UPDATE: Kos concurs:
Of course, the issue isn't the four delegates. The Clinton campaign made clear a long time ago that they don't view this as a delegate fight. Not since she lost the lead in delegates. Now, they view it as a popular vote fight.

Had the DNC handed out delegates based on January's sham vote, it would've ratified the election as a legitimate one (as ended up happening with Florida, by the way). Hillary and her acolytes would've then had a greater claim to her Michigan "victory" of 328,309 votes to zero for Obama. As is, at the Michigan Democratic Party's insistence, the DNC threw out the election and invented a new split out of thin air. Obama had the votes on the committee for a 50-50 split, but threw Clinton a few extra delegates to try and ease bruised feelings.

But again, Clinton doesn't give a damn about those extra delegates. She wanted to ratify the Michigan election and claim that 328,309-vote advantage for her tally.

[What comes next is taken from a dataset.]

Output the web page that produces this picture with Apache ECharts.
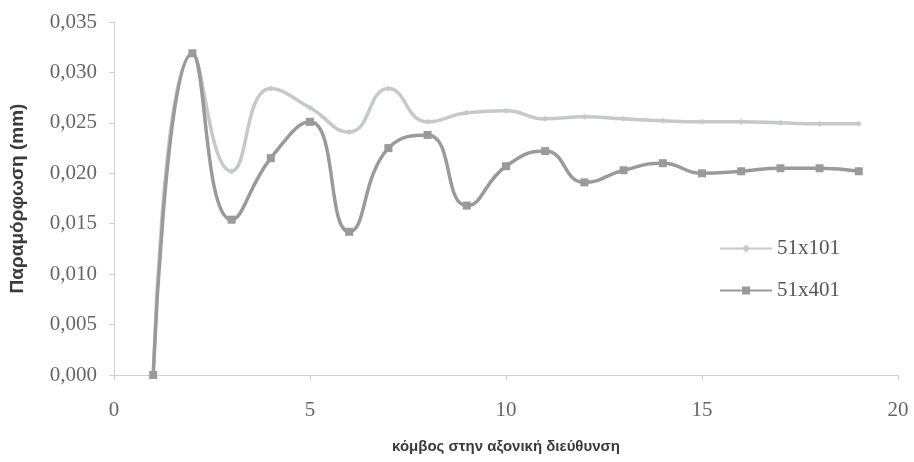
<!DOCTYPE html>
<html><head><meta charset="utf-8">
<script src="https://cdn.jsdelivr.net/npm/echarts@6/dist/echarts.min.js"></script>
<style>html,body{margin:0;padding:0;background:#fff}#c{width:914px;height:462px}</style>
</head><body><div id="c"></div>
<script>
const nodes = [1,2,3,4,5,6,7,8,9,10,11,12,13,14,15,16,17,18,19];
const s51x101 = [0,0.0318,0.0202,0.0284,0.0265,0.0241,0.0284,0.0251,0.0260,0.0262,0.0254,0.0256,0.0254,0.0252,0.0251,0.0251,0.0250,0.0249,0.0249];
const s51x401 = [0,0.0319,0.0154,0.0215,0.0251,0.0142,0.0225,0.0238,0.0168,0.0207,0.0222,0.0191,0.0203,0.0210,0.0200,0.0202,0.0205,0.0205,0.0202];
const xTicks = [0,5,10,15,20];
const yTicks = [0,0.005,0.010,0.015,0.020,0.025,0.030,0.035];

const chart = echarts.init(document.getElementById('c'));
const pairs = arr => nodes.map((x,i)=>[x,arr[i]]);
chart.setOption({
  animation:false,
  grid:{left:114,right:16,top:22,bottom:87,containLabel:false,outerBoundsMode:'none'},
  legend:{
    orient:'vertical', left:714, top:233, itemGap:21, itemWidth:52, itemHeight:10,
    textStyle:{fontFamily:'Liberation Serif', fontSize:21, color:'#555'},
    data:['51x101','51x401']
  },
  xAxis:{
    type:'value', min:xTicks[0], max:xTicks[xTicks.length-1], interval:5,
    name:'κόμβος στην αξονική διεύθυνση', nameLocation:'middle', nameGap:64,
    nameTextStyle:{fontFamily:'Liberation Sans', fontWeight:'bold', fontSize:15, color:'#3a3a3a'},
    axisLine:{show:true, onZero:false, lineStyle:{color:'#d0d0d0'}},
    axisTick:{show:true, length:5, lineStyle:{color:'#d0d0d0'}},
    axisLabel:{fontFamily:'Liberation Serif', fontSize:21, color:'#666', margin:25},
    splitLine:{show:false}
  },
  yAxis:{
    type:'value', min:yTicks[0], max:yTicks[yTicks.length-1], interval:0.005,
    name:'Παραμόρφωση (mm)', nameLocation:'middle', nameGap:87, nameRotate:90,
    nameTextStyle:{fontFamily:'Liberation Sans', fontWeight:'bold', fontSize:19, color:'#3a3a3a'},
    axisLine:{show:true, lineStyle:{color:'#d0d0d0'}},
    axisTick:{show:true, length:5, lineStyle:{color:'#d0d0d0'}},
    axisLabel:{fontFamily:'Liberation Serif', fontSize:21, color:'#666', margin:17,
      formatter:v=>v.toFixed(3).replace('.',',')},
    splitLine:{show:false}
  },
  series:[
    {name:'51x101', type:'line', smooth:0.5, data:pairs(s51x101),
      symbol:'diamond', symbolSize:6,
      lineStyle:{color:'#c6c8cb', width:3.5}, itemStyle:{color:'#c6c8cb'}},
    {name:'51x401', type:'line', smooth:0.5, data:pairs(s51x401),
      symbol:'rect', symbolSize:8,
      lineStyle:{color:'#9a9a9c', width:3.5}, itemStyle:{color:'#9a9a9c'}}
  ]
});
</script></body></html>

So when you see Clinton surrogates in a rage about those "four delegates", understand that their rage has nothing to do with four delegates. It has to do with the blow it dealt to their propaganda efforts.


UPDATE 2: Edited slightly for length and clarity—can't you tell?

4 comments:

Mrs Furious said...

Don't ever say I don't read your blog... Dude... next time fell free to summarize. I've got shit to do around here.

Anonymous said...

You're analysis makes sense.

BTW, I watched a good bit of that committee meeting on C-SPAN. Sen. Levin was impressive.

Toast said...

Sen. Levin was impressive.

In a vagina-cleaning sort of way.

Mr Furious said...

I haven't seen how he's handled the post-game on this primary bullshit, but he was pretty instrumental in fucking this thing up in the first place...

In fact, just last week, I believe I was about to place him on the same shit-list Debbie Stabenow is stuck on.

There are a lot of things I like about Levin, but at times he's like the Arlen Spector of the Dems.